In a post on X, Aalo cofounder and CEO Matt Loszak said the nuclear fuel for the Critical Test Reactor "will be arriving any day now". The company, which was founded in 2023, announced earlier this month that it had signed a fuel fabrication contract with Global Nuclear Fuel - a GE Vernova-led alliance with Hitachi Ltd and affiliate of GE Vernova Hitachi Nuclear Energy - for fuel to power Aalo-X.

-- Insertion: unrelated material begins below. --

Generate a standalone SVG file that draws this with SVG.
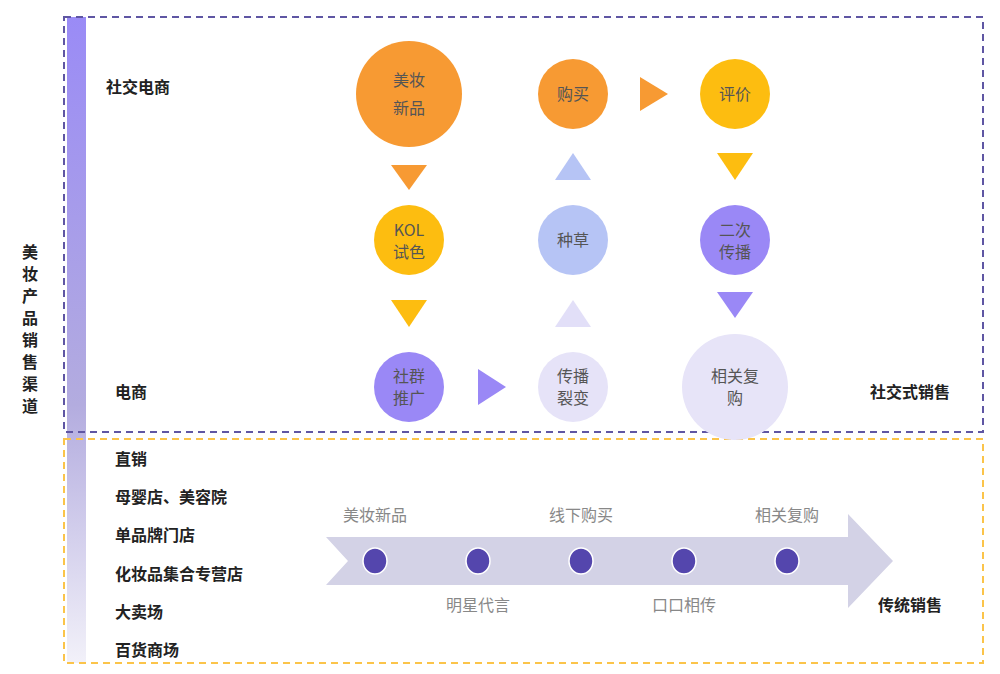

Loszak noted that one step remains before the reactor can then be started up: "the final DOE approval to turn the reactor on, which we expect to receive soon".


(Image: Aalo Atomics)

"Today, a completed reactor building stands there - constructed, equipped, and ready for operators to split atoms in the Critical Test Reactor," Aalo said. It added that is "isn't waiting for the deadline" of 4 July to achieve zero-power criticality, adding that it will "go critical in a matter of weeks". 

Aalo said: "Today we unveil the Critical Test Reactor, the first new nuclear reactor at INL in 50 years. Next, our company solves the engineering challenges of extra-modular nuclear reactors. Then, we will construct a massive reactor gigafactory, which will 'productise' the nuclear industry so that we can build reactors in a matter of days. Full-power deployment to customers will happen later this decade. The foundational bricks for that future are now laid."

The other companies selected by the DOE for support under the Nuclear Reactor Pilot Program are: Antares Nuclear Inc; Atomic Alchemy Inc; Deep Fission Inc; Last Energy Inc; Natura Resources LLC; Oklo Inc (selected for two projects); Radiant Industries Inc; Terrestrial Energy Inc; and Valar Atomics Inc.